Marijuana was reported a factor in the deaths of seven people -- an increase that Stratmoen attributed to the "Colorado effect" of legalization.

National comparison

The 2015 total of 42 accidental deaths represented the highest rate in Fremont County since 1979.

Despite the drop to 29 accidental deaths in 2016, the county still has double the national average of such incidents.

The 16 vehicle deaths and nine homicides in 2016 were nothing unusual for Fremont County, but Coroner Mark Stratmoen said both are still four times higher than the national average. With a total of nine deaths, motor vehicles were the No. 1 cause of accidental deaths last year.

Motor vehicle homicides -- which totaled six last year -- have recently been trending upward. The county had five in 2015, four in 2014 and only one in 2013.

Stratmoen said the county's suicide rate is three times the national average. Seventeen people killed themselves in 2016, just shy of the record of 19 suicides that was set in 2012.

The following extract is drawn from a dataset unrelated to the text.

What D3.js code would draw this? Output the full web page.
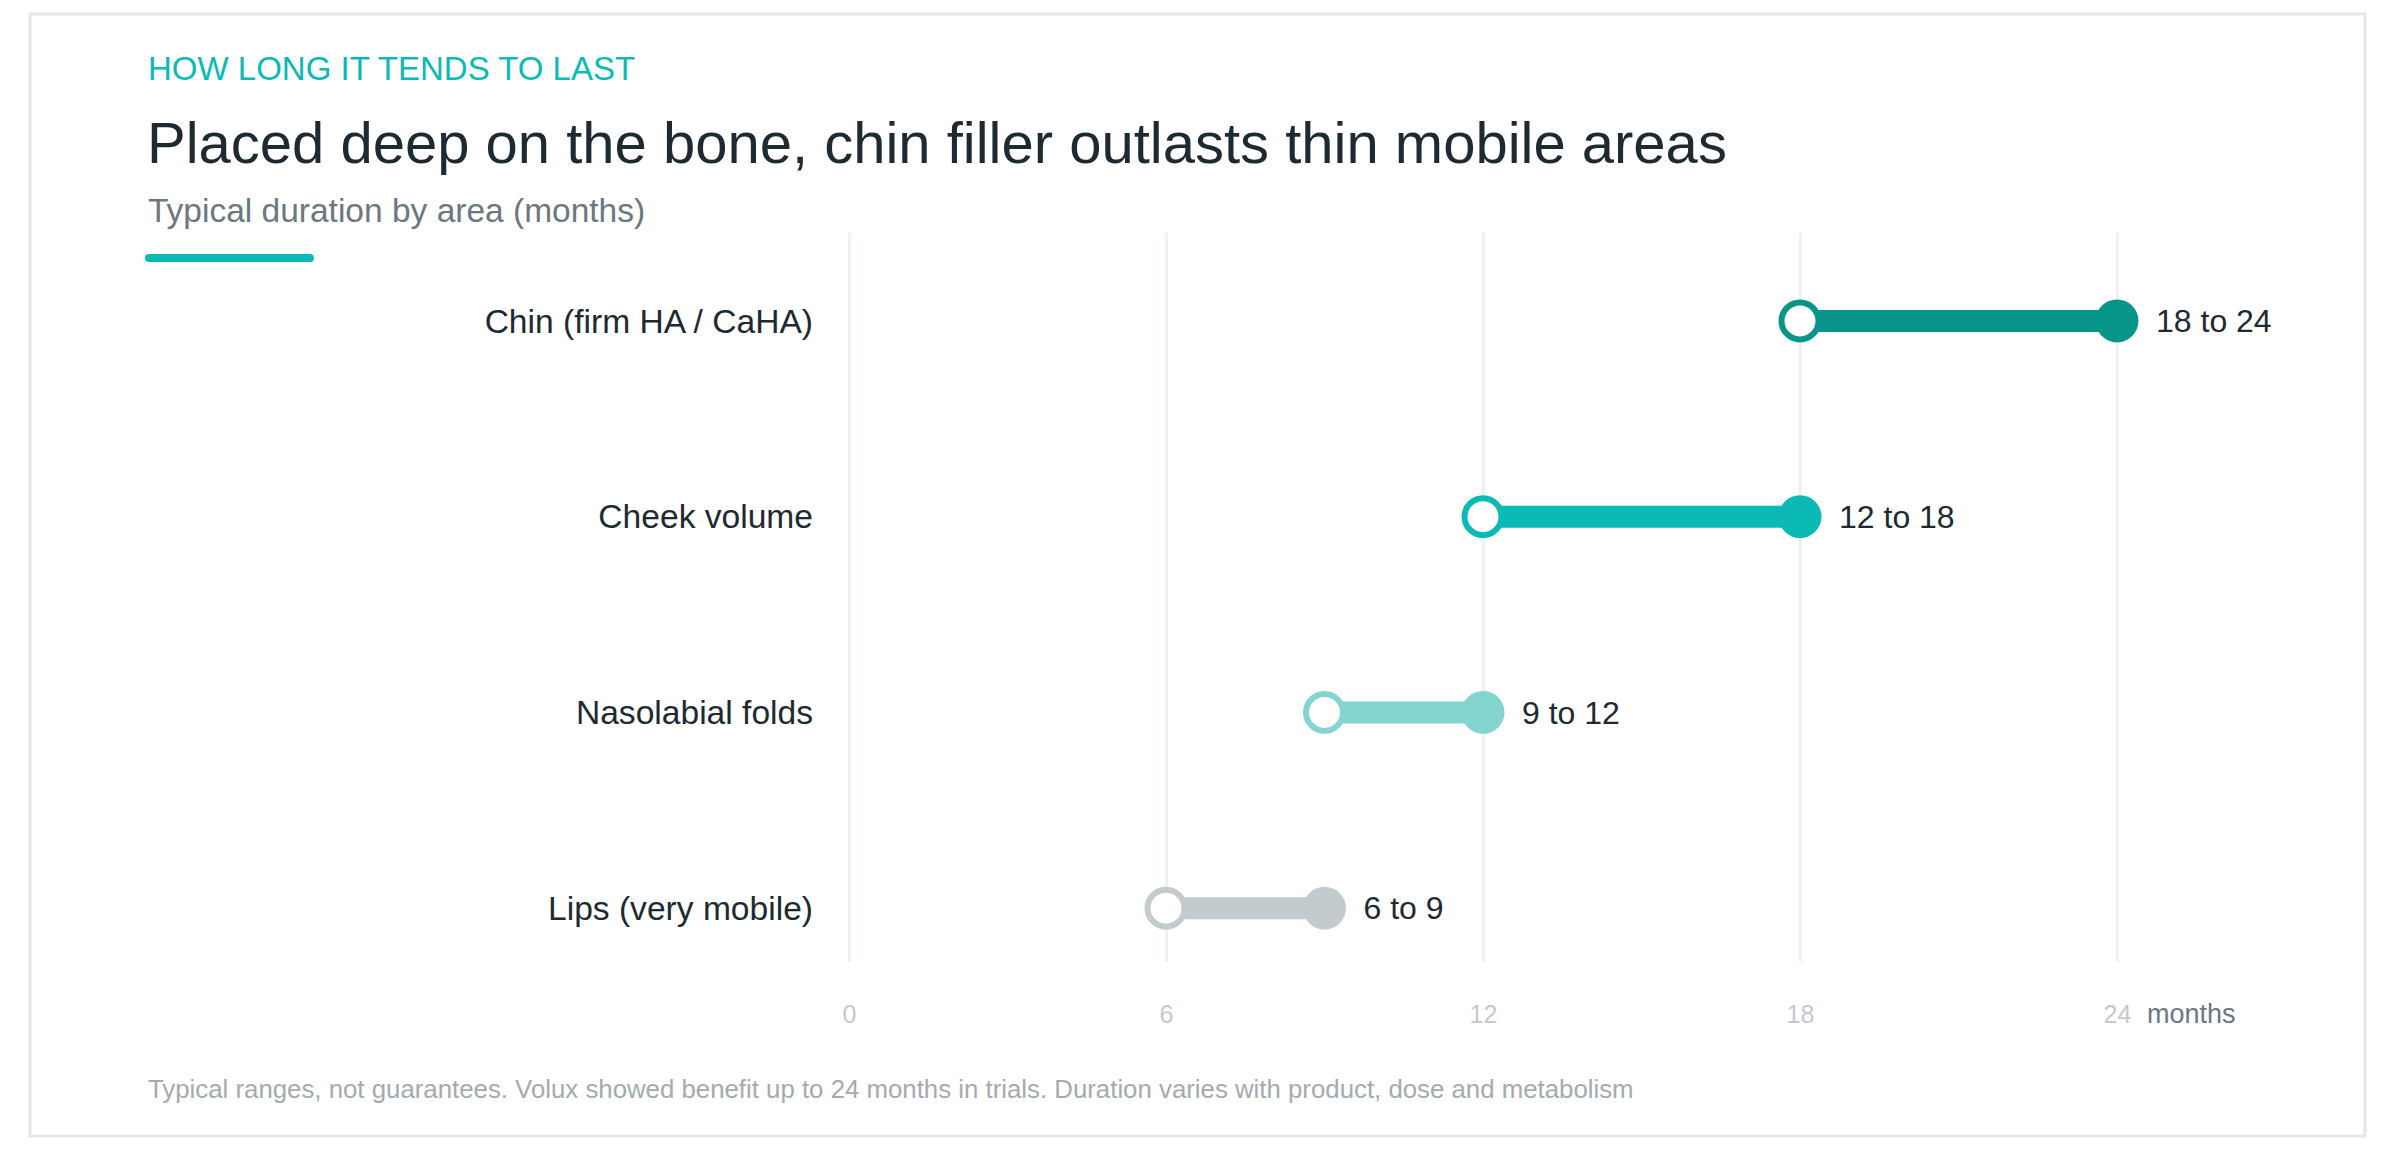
<!DOCTYPE html>
<html>
<head>
<meta charset="utf-8">
<script src="https://cdn.jsdelivr.net/npm/d3@7"></script>
<style>
  html, body { margin: 0; padding: 0; background: #fff; }
  svg { display: block; font-family: "Liberation Sans", Arial, Helvetica, sans-serif; }
</style>
</head>
<body>
<div id="chart"></div>
<script>
document.addEventListener("DOMContentLoaded", () => {

    // Data
    const areas = ["Chin (firm HA / CaHA)", "Cheek volume", "Nasolabial folds", "Lips (very mobile)"];
    const lowMonths = [18, 12, 9, 6];
    const highMonths = [24, 18, 12, 9];
    const tickValues = [0, 6, 12, 18, 24];
    const colors = ["#079589", "#0bbab4", "#84d5cf", "#c4cbce"];

    const W = 2392, H = 1150;
    const rows = areas.map((a, i) => ({ area: a, lo: lowMonths[i], hi: highMonths[i], color: colors[i] }));

    const svg = d3.select("#chart").append("svg")
        .attr("width", W).attr("height", H)
        .attr("viewBox", `0 0 ${W} ${H}`);

    // Card
    svg.append("rect").attr("x", 30).attr("y", 14).attr("width", 2335).attr("height", 1122)
        .attr("fill", "#fff").attr("stroke", "#e3e7ea").attr("stroke-width", 3);

    // Header
    svg.append("text").attr("x", 148).attr("y", 80).attr("font-size", 33).attr("fill", "#0bbab5")
        .text("HOW LONG IT TENDS TO LAST");
    svg.append("text").attr("x", 147).attr("y", 163).attr("font-size", 58).attr("fill", "#1e2a32")
        .text("Placed deep on the bone, chin filler outlasts thin mobile areas");
    svg.append("text").attr("x", 148).attr("y", 222).attr("font-size", 33.5).attr("fill", "#6c7780")
        .text("Typical duration by area (months)");
    svg.append("rect").attr("x", 145).attr("y", 254).attr("width", 169).attr("height", 8).attr("rx", 4)
        .attr("fill", "#0bbab5");

    // Scales
    const x = d3.scaleLinear().domain([0, 24]).range([849, 2117]);
    const y = d3.scaleBand().domain(areas).range([223, 1006]);
    const cy = d => y(d.area) + y.bandwidth() / 2;

    // Grid
    svg.append("g").attr("transform", "translate(0,962)")
        .call(d3.axisBottom(x).tickValues(tickValues).tickSize(-(962 - 233)).tickFormat(""))
        .call(g => g.select(".domain").remove())
        .call(g => g.selectAll(".tick line").attr("stroke", "#eef1f2").attr("stroke-width", 3));

    // Tick labels
    svg.append("g").attr("transform", "translate(0,1005)")
        .call(d3.axisBottom(x).tickValues(tickValues).tickSize(0).tickPadding(0))
        .call(g => g.select(".domain").remove())
        .call(g => g.selectAll(".tick text").attr("font-size", 25).attr("fill", "#c3cacf")
            .attr("font-family", "Liberation Sans, Arial, sans-serif"));

    svg.append("text").attr("x", 2147).attr("y", 1023).attr("font-size", 27).attr("fill", "#6b7780")
        .text("months");

    // Row labels
    svg.append("g").selectAll("text").data(rows).enter().append("text")
        .attr("x", 813).attr("y", cy).attr("dy", "0.35em").attr("text-anchor", "end")
        .attr("font-size", 33.6).attr("fill", "#1e2a32").text(d => d.area);

    // Dumbbells
    const row = svg.append("g").selectAll("g").data(rows).enter().append("g");
    row.append("line")
        .attr("x1", d => x(d.lo)).attr("x2", d => x(d.hi))
        .attr("y1", cy).attr("y2", cy)
        .attr("stroke", d => d.color).attr("stroke-width", 22);
    row.append("circle")
        .attr("cx", d => x(d.hi)).attr("cy", cy).attr("r", 21.5)
        .attr("fill", d => d.color);
    row.append("circle")
        .attr("cx", d => x(d.lo)).attr("cy", cy).attr("r", 18.5)
        .attr("fill", "#fff").attr("stroke", d => d.color).attr("stroke-width", 6);
    row.append("text")
        .attr("x", d => x(d.hi) + 39).attr("y", cy).attr("dy", "0.35em")
        .attr("font-size", 32).attr("fill", "#1e2a32")
        .text(d => `${d.lo} to ${d.hi}`);

    // Footer
    svg.append("text").attr("x", 148).attr("y", 1098).attr("font-size", 25.8).attr("fill", "#a3abb1")
        .text("Typical ranges, not guarantees. Volux showed benefit up to 24 months in trials. Duration varies with product, dose and metabolism");
});
</script>
</body>
</html>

Six of the 2016 suicides were by residents age 25 to 44. Another six occurred among 45- to 64-year-old residents, and four people older than 65 years old killed themselves. One person under the age of 18 committed suicide.

The county has averaged three suicides of people aged 18 to 24 in recent years, but no one in that age group killed themselves last year.

Fewer deaths

With 326 total deaths last year, the coroner's office handled the fewest cases it's seen in at least a decade.

The reduction in autopsies meant that Stratmoen had only spent 37.5 percent of his contractual services budget at of the halfway point of the current fiscal year.

The county has average 130 natural deaths each year over the last decade, but there were only 86 in 2016.

Stratmoen said he expects the number of deaths likely to increase in 2017 with the August solar eclipse that will bring an influx of thousands of people.

The coroner's office is negotiating a deal to establish a county cemetery at the Wyoming Life Resource Center for "direct disposition of indigent and unclaimed remains."